● **TO BE DONE**
Only a number is wanted: how many lines in the listing contain the word "this"?

● **GIVEN DATA**
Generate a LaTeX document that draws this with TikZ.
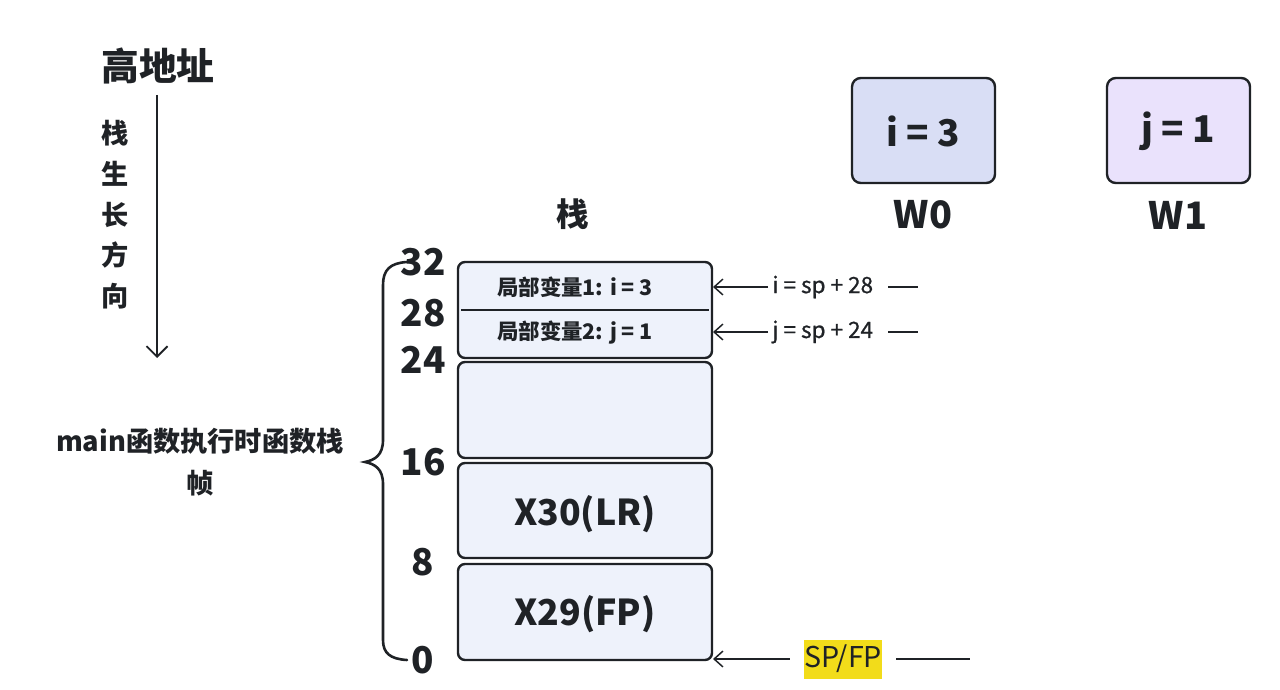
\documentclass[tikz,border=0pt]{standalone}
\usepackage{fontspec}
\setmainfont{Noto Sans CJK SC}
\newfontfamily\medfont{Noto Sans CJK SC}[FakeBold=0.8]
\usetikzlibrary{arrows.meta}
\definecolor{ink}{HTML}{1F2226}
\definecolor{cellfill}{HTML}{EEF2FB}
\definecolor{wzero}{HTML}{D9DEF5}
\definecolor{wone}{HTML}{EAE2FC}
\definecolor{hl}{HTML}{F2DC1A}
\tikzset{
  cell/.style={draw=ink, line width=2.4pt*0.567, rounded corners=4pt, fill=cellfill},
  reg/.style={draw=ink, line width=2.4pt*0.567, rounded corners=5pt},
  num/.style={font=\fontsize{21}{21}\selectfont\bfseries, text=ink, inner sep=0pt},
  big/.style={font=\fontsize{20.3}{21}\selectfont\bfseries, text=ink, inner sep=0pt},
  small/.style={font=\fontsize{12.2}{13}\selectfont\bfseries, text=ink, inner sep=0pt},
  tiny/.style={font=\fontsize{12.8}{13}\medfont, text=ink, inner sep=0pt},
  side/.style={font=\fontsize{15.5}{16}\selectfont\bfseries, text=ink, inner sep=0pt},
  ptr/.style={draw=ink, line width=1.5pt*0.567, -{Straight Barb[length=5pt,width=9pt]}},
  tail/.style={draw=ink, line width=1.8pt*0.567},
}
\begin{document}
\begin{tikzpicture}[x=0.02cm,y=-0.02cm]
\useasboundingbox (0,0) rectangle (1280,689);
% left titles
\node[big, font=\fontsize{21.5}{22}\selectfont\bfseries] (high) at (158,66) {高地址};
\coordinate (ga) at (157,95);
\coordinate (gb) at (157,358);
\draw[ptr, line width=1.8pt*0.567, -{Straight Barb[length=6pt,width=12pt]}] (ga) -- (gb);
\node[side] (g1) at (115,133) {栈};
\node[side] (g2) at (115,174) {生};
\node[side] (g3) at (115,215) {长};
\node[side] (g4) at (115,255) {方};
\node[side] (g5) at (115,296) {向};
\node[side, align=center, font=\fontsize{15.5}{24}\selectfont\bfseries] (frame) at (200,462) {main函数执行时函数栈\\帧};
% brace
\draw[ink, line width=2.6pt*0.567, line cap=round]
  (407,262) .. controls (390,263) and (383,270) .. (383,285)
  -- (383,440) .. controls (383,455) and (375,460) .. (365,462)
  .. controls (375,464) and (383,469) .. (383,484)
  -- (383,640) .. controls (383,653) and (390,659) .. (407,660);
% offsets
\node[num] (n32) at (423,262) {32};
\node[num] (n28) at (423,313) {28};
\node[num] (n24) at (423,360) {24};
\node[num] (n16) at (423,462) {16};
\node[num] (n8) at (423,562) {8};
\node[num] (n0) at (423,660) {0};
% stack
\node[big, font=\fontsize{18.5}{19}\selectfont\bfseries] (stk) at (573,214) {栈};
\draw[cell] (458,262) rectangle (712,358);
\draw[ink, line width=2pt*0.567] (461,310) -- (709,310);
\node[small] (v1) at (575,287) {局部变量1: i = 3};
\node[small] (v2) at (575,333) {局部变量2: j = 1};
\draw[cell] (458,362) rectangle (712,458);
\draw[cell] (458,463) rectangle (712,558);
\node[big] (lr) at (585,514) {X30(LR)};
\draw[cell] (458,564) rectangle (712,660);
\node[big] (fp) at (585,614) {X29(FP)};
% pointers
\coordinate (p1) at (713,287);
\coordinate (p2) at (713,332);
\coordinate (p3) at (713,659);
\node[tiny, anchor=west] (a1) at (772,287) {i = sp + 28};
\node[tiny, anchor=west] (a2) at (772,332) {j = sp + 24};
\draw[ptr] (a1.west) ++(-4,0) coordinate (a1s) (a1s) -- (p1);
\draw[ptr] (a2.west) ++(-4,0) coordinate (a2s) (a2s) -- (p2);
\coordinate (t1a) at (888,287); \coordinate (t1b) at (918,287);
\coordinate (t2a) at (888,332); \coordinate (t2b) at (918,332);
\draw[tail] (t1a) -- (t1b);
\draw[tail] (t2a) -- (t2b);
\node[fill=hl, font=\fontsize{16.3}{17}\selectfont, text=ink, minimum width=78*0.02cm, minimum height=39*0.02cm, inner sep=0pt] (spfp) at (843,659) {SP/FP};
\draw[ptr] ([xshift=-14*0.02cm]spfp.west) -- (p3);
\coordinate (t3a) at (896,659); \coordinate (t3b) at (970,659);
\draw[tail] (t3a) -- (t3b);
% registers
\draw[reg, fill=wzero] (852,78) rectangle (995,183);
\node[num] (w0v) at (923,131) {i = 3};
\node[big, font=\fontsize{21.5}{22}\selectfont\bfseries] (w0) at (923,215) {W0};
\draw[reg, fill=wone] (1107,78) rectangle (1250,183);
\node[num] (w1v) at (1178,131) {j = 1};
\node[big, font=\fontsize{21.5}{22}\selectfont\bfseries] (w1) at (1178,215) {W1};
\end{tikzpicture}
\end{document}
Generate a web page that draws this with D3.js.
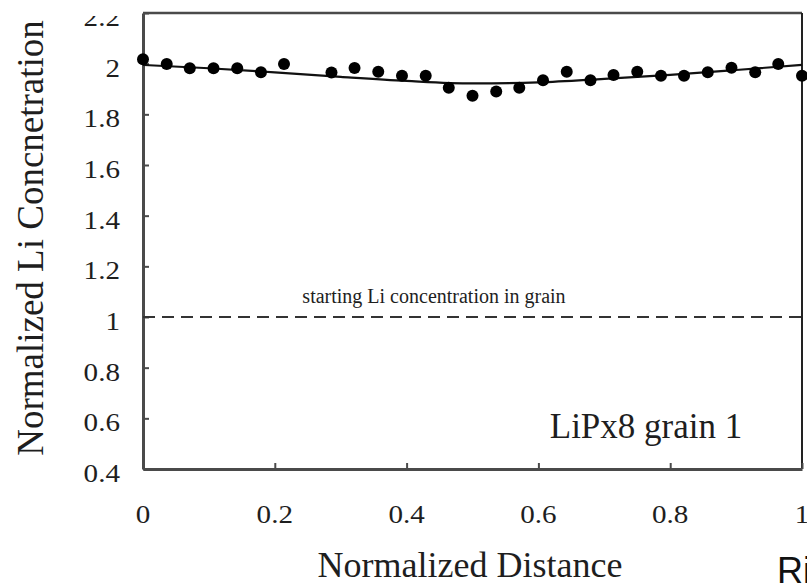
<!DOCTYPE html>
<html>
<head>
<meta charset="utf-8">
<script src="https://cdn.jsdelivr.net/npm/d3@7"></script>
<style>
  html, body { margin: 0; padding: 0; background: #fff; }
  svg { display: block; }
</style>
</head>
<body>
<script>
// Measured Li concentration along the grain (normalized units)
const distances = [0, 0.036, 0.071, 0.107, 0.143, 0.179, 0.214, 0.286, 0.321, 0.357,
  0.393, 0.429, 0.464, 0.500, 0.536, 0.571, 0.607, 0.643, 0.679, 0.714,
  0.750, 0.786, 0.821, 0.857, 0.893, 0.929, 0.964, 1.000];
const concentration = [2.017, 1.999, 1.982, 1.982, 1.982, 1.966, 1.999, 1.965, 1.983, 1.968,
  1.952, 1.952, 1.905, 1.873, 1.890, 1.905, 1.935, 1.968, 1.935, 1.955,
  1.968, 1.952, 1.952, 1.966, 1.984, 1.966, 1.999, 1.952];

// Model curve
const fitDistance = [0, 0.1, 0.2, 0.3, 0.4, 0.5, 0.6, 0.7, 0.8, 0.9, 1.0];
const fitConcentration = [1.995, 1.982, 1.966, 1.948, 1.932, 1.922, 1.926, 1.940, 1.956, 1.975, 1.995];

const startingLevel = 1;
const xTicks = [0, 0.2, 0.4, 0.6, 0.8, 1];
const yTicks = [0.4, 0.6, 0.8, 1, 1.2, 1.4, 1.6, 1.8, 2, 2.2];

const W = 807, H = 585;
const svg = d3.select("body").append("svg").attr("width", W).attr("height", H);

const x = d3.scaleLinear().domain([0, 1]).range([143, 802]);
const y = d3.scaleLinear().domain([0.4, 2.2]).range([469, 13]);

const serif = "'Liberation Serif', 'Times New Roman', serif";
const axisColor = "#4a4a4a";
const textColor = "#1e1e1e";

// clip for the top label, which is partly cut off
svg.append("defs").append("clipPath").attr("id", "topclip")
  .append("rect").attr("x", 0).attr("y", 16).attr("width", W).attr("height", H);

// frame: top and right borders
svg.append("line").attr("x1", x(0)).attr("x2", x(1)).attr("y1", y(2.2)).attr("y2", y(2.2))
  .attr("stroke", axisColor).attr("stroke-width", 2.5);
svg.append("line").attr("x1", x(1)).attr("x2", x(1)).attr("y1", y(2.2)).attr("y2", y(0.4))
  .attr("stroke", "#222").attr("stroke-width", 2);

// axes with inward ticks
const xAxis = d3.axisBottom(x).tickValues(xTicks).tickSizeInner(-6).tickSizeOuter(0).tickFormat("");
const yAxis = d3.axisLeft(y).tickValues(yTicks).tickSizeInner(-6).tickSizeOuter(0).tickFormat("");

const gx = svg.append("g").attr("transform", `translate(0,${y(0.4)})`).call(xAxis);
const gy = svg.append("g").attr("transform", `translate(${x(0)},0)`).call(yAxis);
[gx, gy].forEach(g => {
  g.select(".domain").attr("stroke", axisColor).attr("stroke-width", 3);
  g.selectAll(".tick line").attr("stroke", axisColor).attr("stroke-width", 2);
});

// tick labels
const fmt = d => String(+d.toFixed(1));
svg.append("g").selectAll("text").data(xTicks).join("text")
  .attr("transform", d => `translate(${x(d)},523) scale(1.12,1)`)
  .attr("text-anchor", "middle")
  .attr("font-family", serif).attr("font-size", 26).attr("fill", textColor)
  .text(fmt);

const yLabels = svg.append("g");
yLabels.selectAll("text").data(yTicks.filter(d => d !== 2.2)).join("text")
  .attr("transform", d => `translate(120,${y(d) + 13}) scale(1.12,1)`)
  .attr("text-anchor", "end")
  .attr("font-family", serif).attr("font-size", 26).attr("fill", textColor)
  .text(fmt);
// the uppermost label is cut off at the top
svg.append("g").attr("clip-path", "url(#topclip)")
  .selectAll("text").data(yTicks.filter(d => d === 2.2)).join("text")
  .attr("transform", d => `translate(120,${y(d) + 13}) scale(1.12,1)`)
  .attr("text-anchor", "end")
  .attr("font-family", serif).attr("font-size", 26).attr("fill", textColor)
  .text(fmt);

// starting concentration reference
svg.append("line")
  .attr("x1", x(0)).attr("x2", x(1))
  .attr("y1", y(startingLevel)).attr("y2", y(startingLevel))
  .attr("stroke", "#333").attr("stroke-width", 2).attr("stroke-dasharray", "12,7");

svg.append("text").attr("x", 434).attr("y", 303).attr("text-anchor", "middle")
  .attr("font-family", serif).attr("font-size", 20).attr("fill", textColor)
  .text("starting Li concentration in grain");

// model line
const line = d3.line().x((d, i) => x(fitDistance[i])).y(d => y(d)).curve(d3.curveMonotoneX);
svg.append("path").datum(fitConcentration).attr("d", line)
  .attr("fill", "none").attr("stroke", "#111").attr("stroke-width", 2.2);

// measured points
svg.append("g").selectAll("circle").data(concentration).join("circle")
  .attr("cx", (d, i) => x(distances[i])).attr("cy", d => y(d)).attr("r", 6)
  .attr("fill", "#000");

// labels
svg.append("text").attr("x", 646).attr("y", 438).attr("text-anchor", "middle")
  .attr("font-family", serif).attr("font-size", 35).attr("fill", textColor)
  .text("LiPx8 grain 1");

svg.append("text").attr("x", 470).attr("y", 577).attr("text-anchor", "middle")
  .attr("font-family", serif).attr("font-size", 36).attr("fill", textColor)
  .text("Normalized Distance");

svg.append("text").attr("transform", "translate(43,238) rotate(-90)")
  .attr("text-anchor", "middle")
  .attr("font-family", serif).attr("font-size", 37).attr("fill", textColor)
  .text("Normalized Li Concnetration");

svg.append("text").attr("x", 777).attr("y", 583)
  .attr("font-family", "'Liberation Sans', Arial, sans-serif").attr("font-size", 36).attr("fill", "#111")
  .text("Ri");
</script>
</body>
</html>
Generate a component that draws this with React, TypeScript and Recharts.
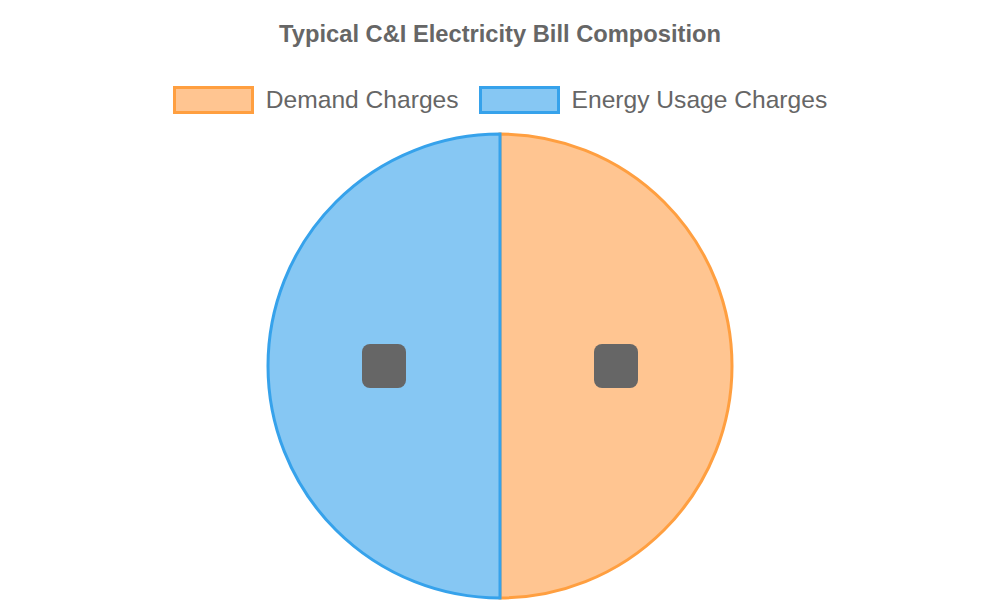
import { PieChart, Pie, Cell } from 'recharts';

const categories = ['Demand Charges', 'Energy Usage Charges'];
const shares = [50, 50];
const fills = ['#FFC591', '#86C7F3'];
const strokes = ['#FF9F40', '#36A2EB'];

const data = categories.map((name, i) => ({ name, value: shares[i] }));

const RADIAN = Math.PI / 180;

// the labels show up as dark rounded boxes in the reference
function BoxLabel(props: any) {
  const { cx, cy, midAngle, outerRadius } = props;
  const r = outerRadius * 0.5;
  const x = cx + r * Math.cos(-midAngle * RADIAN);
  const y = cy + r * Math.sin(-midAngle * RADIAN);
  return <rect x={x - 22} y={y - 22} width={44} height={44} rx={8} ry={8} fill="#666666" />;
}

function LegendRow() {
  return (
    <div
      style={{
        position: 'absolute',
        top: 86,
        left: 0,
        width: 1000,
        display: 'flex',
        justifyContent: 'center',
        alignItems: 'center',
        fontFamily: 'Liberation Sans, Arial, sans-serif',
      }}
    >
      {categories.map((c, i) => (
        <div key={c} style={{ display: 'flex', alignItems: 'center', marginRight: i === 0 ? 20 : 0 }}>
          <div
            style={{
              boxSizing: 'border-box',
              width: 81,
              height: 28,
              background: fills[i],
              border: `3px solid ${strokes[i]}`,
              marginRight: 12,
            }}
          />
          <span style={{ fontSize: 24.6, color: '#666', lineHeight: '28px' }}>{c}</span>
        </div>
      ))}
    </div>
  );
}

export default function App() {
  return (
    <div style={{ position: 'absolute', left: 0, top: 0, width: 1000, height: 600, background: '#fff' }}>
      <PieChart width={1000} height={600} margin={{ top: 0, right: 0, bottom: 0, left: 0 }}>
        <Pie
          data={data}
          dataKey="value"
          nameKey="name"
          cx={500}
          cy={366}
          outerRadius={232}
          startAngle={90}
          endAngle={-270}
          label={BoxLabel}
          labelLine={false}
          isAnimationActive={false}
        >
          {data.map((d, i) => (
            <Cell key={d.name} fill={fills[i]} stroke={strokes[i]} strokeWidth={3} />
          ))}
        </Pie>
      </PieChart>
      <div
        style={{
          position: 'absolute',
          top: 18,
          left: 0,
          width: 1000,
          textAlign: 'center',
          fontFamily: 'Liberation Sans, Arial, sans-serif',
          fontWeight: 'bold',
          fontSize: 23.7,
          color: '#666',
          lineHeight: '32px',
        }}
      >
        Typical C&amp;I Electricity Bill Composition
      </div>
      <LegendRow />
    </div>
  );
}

● **WORKED ANSWER**
3